From the beginning, the viewer is thrust into a vivid plot, as the shot shifts between a large studio, where the protagonist, Jamal Malik, is competing on Who Wants to Be a Millionaire?, and images of Jamal being slapped and tortured by a menacing-looking villain. The contrast between these two locales is striking. The bright lights of the television studio contrast with the bleak yellow lighting of the room where Jamal is facing his abuse. The expensive look of the studio is very distant from the dinginess of the small room.

Another element of the film that thrusts us into the narrative from the start is the fact that we know how it will end, but we do not know the steps that will lead there. The film starts by revealing the climactic moment—Jamal winning the big prize in the game show—and presenting a multiple-choice list of ways he could have won. In structuring the film this way, writer Simon Beaufoy and director Danny Boyle make it so that the viewer is watching the film in order to piece together the series of events that will lead to this ending.

Jamal's victory in the game show is subversive because of his class background, and he is framed as a kind of miracle for how well he does on the show. The miraculousness of his victory, however, makes him a threat to society, as a kid from the slums has never done so well on the show. Thus he becomes the victim of a torturous interrogation process, as the police try and figure out how someone of such a low class position could possibly do so well on a show that is built to only reward the well-educated and the upper class.
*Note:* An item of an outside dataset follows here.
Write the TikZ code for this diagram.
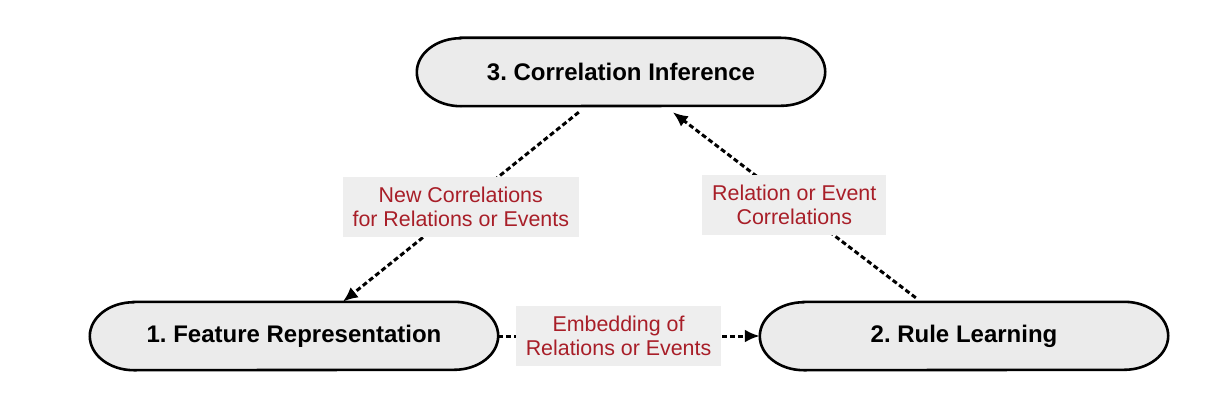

Soon enough the film goes into a flashback and Jamal's childhood in the slums overtakes the screen. Exciting music plays as we see a five-year-old Jamal running from the authorities with a pack of his friends, jumping off of roofs and through a busy village. This sequence, a barrage of Indian music and images of Indian slum life, takes over the screen and pulls the viewer into the story. A sense of adventure takes over the narrative, the excitement of childhood games and mischief, aligning the viewer with the protagonist Jamal.

Jamal is not an especially intellectual or well-educated young man, as is evidenced in the fact that he can barely answer a question about the national emblem of India. What he lacks in refined knowledge, however, he makes up for with a scrappiness and a savviness about how the world works. As he demonstrates with the two policemen, he knows more about the pricing of street food than they do, and his challenging them suggests that knowledge of all kinds—whether practical or intellectual—is valuable, and that he knows things as a "slumdog" that they could never know. Jamal retains a sense of pride even as the world attempts to knock him down for being lower class.